## SOURCE MATERIAL
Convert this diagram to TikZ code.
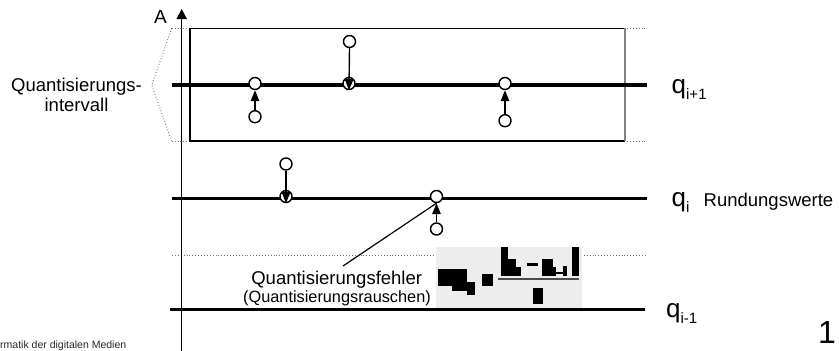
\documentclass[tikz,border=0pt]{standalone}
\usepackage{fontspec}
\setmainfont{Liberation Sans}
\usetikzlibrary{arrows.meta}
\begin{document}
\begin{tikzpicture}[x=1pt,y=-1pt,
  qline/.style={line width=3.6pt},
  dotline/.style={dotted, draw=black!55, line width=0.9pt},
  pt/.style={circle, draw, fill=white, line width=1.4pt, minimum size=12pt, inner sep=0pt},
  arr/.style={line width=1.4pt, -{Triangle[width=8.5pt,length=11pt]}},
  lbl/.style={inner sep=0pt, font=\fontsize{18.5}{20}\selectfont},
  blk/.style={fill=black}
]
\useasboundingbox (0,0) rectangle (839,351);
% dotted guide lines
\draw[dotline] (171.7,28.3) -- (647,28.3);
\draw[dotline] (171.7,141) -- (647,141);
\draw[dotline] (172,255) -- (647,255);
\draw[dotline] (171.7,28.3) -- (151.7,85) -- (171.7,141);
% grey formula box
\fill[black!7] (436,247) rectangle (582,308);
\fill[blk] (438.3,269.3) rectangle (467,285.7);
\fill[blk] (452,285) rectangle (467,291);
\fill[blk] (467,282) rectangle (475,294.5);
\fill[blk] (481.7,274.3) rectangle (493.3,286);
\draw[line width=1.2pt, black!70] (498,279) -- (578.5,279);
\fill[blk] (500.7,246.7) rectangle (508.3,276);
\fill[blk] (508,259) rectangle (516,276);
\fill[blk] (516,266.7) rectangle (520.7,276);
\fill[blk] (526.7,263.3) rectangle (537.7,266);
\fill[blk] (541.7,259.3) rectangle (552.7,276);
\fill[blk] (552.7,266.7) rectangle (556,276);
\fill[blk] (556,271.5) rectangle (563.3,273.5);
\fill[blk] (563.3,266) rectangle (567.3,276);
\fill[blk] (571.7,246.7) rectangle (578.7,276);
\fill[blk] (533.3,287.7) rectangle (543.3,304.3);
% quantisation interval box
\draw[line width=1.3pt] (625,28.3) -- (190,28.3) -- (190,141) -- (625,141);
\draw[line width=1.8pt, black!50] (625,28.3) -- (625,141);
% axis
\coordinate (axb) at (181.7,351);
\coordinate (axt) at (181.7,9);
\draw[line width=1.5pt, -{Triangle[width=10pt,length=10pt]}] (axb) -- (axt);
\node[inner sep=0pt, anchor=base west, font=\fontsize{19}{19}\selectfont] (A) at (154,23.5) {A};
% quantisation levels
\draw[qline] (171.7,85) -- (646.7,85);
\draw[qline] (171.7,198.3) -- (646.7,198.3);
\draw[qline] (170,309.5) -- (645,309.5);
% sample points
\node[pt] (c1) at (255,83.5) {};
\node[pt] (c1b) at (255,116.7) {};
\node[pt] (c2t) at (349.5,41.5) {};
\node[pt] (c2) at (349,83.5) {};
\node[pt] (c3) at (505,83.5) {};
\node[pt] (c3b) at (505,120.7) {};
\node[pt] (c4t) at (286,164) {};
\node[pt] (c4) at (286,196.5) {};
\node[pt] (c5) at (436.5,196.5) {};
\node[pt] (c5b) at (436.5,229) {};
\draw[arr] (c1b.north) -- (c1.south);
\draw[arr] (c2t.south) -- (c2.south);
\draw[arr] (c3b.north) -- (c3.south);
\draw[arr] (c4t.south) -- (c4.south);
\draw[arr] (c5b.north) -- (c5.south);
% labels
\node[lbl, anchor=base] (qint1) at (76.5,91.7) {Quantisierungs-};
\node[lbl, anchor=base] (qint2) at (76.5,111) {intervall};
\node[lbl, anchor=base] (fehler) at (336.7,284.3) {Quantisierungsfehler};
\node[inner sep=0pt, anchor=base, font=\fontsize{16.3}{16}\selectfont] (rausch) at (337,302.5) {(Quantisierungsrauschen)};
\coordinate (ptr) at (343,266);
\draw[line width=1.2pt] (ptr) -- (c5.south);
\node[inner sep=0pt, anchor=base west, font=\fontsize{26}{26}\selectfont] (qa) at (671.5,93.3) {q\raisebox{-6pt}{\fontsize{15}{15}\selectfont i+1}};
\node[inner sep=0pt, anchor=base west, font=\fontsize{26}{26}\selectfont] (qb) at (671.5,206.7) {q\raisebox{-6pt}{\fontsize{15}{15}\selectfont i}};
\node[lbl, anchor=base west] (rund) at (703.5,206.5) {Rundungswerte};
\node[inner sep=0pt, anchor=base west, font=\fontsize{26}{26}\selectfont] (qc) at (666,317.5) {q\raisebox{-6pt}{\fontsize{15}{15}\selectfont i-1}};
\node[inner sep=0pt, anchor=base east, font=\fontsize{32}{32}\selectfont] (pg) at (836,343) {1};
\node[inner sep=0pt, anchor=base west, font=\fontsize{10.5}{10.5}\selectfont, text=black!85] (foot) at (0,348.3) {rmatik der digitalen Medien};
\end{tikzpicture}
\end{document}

## GIVEN EXERCISE
Make an exact copy of the listing above. Do not include the pictures.

## REPLY
Convert this diagram to TikZ code.
\documentclass[tikz,border=0pt]{standalone}
\usepackage{fontspec}
\setmainfont{Liberation Sans}
\usetikzlibrary{arrows.meta}
\begin{document}
\begin{tikzpicture}[x=1pt,y=-1pt,
  qline/.style={line width=3.6pt},
  dotline/.style={dotted, draw=black!55, line width=0.9pt},
  pt/.style={circle, draw, fill=white, line width=1.4pt, minimum size=12pt, inner sep=0pt},
  arr/.style={line width=1.4pt, -{Triangle[width=8.5pt,length=11pt]}},
  lbl/.style={inner sep=0pt, font=\fontsize{18.5}{20}\selectfont},
  blk/.style={fill=black}
]
\useasboundingbox (0,0) rectangle (839,351);
% dotted guide lines
\draw[dotline] (171.7,28.3) -- (647,28.3);
\draw[dotline] (171.7,141) -- (647,141);
\draw[dotline] (172,255) -- (647,255);
\draw[dotline] (171.7,28.3) -- (151.7,85) -- (171.7,141);
% grey formula box
\fill[black!7] (436,247) rectangle (582,308);
\fill[blk] (438.3,269.3) rectangle (467,285.7);
\fill[blk] (452,285) rectangle (467,291);
\fill[blk] (467,282) rectangle (475,294.5);
\fill[blk] (481.7,274.3) rectangle (493.3,286);
\draw[line width=1.2pt, black!70] (498,279) -- (578.5,279);
\fill[blk] (500.7,246.7) rectangle (508.3,276);
\fill[blk] (508,259) rectangle (516,276);
\fill[blk] (516,266.7) rectangle (520.7,276);
\fill[blk] (526.7,263.3) rectangle (537.7,266);
\fill[blk] (541.7,259.3) rectangle (552.7,276);
\fill[blk] (552.7,266.7) rectangle (556,276);
\fill[blk] (556,271.5) rectangle (563.3,273.5);
\fill[blk] (563.3,266) rectangle (567.3,276);
\fill[blk] (571.7,246.7) rectangle (578.7,276);
\fill[blk] (533.3,287.7) rectangle (543.3,304.3);
% quantisation interval box
\draw[line width=1.3pt] (625,28.3) -- (190,28.3) -- (190,141) -- (625,141);
\draw[line width=1.8pt, black!50] (625,28.3) -- (625,141);
% axis
\coordinate (axb) at (181.7,351);
\coordinate (axt) at (181.7,9);
\draw[line width=1.5pt, -{Triangle[width=10pt,length=10pt]}] (axb) -- (axt);
\node[inner sep=0pt, anchor=base west, font=\fontsize{19}{19}\selectfont] (A) at (154,23.5) {A};
% quantisation levels
\draw[qline] (171.7,85) -- (646.7,85);
\draw[qline] (171.7,198.3) -- (646.7,198.3);
\draw[qline] (170,309.5) -- (645,309.5);
% sample points
\node[pt] (c1) at (255,83.5) {};
\node[pt] (c1b) at (255,116.7) {};
\node[pt] (c2t) at (349.5,41.5) {};
\node[pt] (c2) at (349,83.5) {};
\node[pt] (c3) at (505,83.5) {};
\node[pt] (c3b) at (505,120.7) {};
\node[pt] (c4t) at (286,164) {};
\node[pt] (c4) at (286,196.5) {};
\node[pt] (c5) at (436.5,196.5) {};
\node[pt] (c5b) at (436.5,229) {};
\draw[arr] (c1b.north) -- (c1.south);
\draw[arr] (c2t.south) -- (c2.south);
\draw[arr] (c3b.north) -- (c3.south);
\draw[arr] (c4t.south) -- (c4.south);
\draw[arr] (c5b.north) -- (c5.south);
% labels
\node[lbl, anchor=base] (qint1) at (76.5,91.7) {Quantisierungs-};
\node[lbl, anchor=base] (qint2) at (76.5,111) {intervall};
\node[lbl, anchor=base] (fehler) at (336.7,284.3) {Quantisierungsfehler};
\node[inner sep=0pt, anchor=base, font=\fontsize{16.3}{16}\selectfont] (rausch) at (337,302.5) {(Quantisierungsrauschen)};
\coordinate (ptr) at (343,266);
\draw[line width=1.2pt] (ptr) -- (c5.south);
\node[inner sep=0pt, anchor=base west, font=\fontsize{26}{26}\selectfont] (qa) at (671.5,93.3) {q\raisebox{-6pt}{\fontsize{15}{15}\selectfont i+1}};
\node[inner sep=0pt, anchor=base west, font=\fontsize{26}{26}\selectfont] (qb) at (671.5,206.7) {q\raisebox{-6pt}{\fontsize{15}{15}\selectfont i}};
\node[lbl, anchor=base west] (rund) at (703.5,206.5) {Rundungswerte};
\node[inner sep=0pt, anchor=base west, font=\fontsize{26}{26}\selectfont] (qc) at (666,317.5) {q\raisebox{-6pt}{\fontsize{15}{15}\selectfont i-1}};
\node[inner sep=0pt, anchor=base east, font=\fontsize{32}{32}\selectfont] (pg) at (836,343) {1};
\node[inner sep=0pt, anchor=base west, font=\fontsize{10.5}{10.5}\selectfont, text=black!85] (foot) at (0,348.3) {rmatik der digitalen Medien};
\end{tikzpicture}
\end{document}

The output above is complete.